Monthly Archives: December 2012

Today’s news in Connecticut

Yesterday, I started to write this blog. It was totally different. I was going to take a break. Let you know that I would be back after the holidays.

And then I saw the news today.

That in itself is a miracle. Since I live in the middle of nowhere we have no television. But today was a town day. We stopped for lunch and watched the events in play-back on the television above our table.

Horrific. Nauseating. Overwhelming.

Then, during one of the news clips of various shots of the scene, I saw a uniform. Several in fact.

Another day at work.

And my heart broke again.

They will write their reports. Possibly have a debriefing about the horror they saw. And they will go home. Their wives could possibly have also had a stressful day. Sick children. Broken appliances. The stress of knowing her husband was on scene.

But regardless of what it may look like on the outside. Life does not just go back to normal.

Being married to a law enforcement officer is like being handed a bucket. Every incident and trauma that your spouse witnesses becomes a brick in your bucket. Even if they don’t tell you about it. There is something you can see in their eyes. In the way they hug their children. In the way they bark security measures. What changes them, changes you.

The bucket gets heavier. 

I refuse to use the word burden. It’s not that kind of bucket. But whatever name you give it, it’s presence is unavoidable.

I’ve carried that bucket. In some ways I still do. Life changes us. There is no going back.  But I want to share a secret I’ve learned. A message to the wives of those officers from Connecticut. And to anyone else who carries the bucket.

You love your husband. You gladly carry the bucket. A sign of solidarity. You think you are alone in that. Your friends can’t see the bucket and sometimes your family can’t either.

But you are not alone. 

If nothing else, you have sisters who also stand behind the Thin Blue Line. We see your bucket and we are praying for you and your family. We pray too for the families of those who lost someone, but we don’t forget the one’s called to serve and protect and the one’s who love them.

You are in our prayers. You are in our hearts. We see your bucket.

May our prayers lift your load and may we all look to the day when Peace rules.

Platform 9 and 3/4

“The Sorcerer’s Stone” Platform 9 and 3/4

Oscar Wilde once said, “Life imitates art far more than art imitates life.” I think that might be one of those chicken versus egg kind of questions. You know, which came first? But in this instance, I believe Oscar is right.

The other night we were watching the first Harry Potter movie (The Sorcerer’s Stone.) I think it’s safe to say that we view art through current circumstances. And in this case, I couldn’t help but feel as though that movie was imitating our life. Or our life is currently imitating that movie? Was it the chicken or the egg?

Anyway, we had grown quite used to living under the stairs. We were accustomed to meeting the expectations put upon us by ourselves and others. We followed the rules. And then something changed. An invitation of sorts.

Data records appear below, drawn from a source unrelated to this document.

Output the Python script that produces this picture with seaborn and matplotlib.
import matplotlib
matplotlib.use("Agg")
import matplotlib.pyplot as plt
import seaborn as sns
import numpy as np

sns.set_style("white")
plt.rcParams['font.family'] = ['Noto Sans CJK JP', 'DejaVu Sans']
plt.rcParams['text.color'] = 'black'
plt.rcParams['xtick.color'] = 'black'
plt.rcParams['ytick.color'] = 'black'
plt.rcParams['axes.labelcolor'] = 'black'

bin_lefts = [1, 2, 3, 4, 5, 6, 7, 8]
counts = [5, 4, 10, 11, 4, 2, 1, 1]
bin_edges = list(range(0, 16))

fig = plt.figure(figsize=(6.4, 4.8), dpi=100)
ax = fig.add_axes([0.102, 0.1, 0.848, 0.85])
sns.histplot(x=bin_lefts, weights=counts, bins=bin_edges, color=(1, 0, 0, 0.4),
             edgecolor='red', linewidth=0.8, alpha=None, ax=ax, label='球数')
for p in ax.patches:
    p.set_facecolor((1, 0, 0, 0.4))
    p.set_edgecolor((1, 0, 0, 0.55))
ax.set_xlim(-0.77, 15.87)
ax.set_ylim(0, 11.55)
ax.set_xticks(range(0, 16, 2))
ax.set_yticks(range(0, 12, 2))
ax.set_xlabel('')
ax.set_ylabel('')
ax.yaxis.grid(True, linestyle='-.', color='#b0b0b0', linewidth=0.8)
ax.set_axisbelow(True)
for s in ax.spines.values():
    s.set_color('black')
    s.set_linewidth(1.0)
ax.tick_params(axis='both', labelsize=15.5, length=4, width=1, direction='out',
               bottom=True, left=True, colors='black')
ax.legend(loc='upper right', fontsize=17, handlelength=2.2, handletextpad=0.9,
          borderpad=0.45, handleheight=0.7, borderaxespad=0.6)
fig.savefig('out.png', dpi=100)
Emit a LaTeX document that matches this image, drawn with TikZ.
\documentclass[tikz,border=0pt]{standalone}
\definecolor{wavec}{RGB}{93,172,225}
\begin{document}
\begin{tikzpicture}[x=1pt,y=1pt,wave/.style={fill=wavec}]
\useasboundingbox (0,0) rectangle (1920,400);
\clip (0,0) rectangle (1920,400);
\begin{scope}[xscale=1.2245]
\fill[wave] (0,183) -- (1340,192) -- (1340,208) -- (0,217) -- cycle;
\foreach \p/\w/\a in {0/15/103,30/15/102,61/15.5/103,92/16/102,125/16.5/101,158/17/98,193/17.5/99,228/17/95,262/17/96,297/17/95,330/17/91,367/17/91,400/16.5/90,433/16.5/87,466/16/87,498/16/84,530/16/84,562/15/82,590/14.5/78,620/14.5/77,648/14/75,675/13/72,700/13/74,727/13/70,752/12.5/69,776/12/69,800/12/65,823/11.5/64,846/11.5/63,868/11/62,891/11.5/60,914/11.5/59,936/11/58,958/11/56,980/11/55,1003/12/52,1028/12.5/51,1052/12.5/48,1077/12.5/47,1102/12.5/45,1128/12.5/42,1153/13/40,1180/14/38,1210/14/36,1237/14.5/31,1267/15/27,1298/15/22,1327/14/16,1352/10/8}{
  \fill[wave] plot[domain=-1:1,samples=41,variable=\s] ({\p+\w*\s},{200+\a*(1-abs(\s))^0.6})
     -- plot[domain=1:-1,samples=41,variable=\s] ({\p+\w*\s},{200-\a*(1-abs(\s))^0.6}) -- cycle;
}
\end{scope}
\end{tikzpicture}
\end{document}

We accepted the invitation. It meant David retiring and us moving out to the country. We made our way to the train station and stood perplexed at our ticket. There is no Platform nine and three quarters. Now what?

Oh! We run full speed ahead straight at a brick wall! Of course! Why didn’t we think of that?

Leaving behind all that we know, full speed and unlimited internet, the camaraderie of the department, and the security of a schedule, to name a few, has left us running at a brick wall. But we are running. Full speed ahead. Uprooting or making a change of any kind feels like running straight at a brick wall somewhere between platform nine and platform ten and hoping not to splat.

And it isn’t the first time we’ve done this. I remember  when David was diagnosed with PTSD and it felt like we were running straight toward  a brick wall. No idea what was on the other side or even if we would make it to the other side. But we ran. We ran toward help.

We made it through the brick wall and found help. And that helps us believe. It helps us believe that this time, what lies on the other side, is a magical place beyond our wildest dreams.

Reality check. Perhaps we won’t see that this side of heaven but maybe we will find an adventure. At the very least.

Are you running at a brick wall too? What do you hope to find on the other side?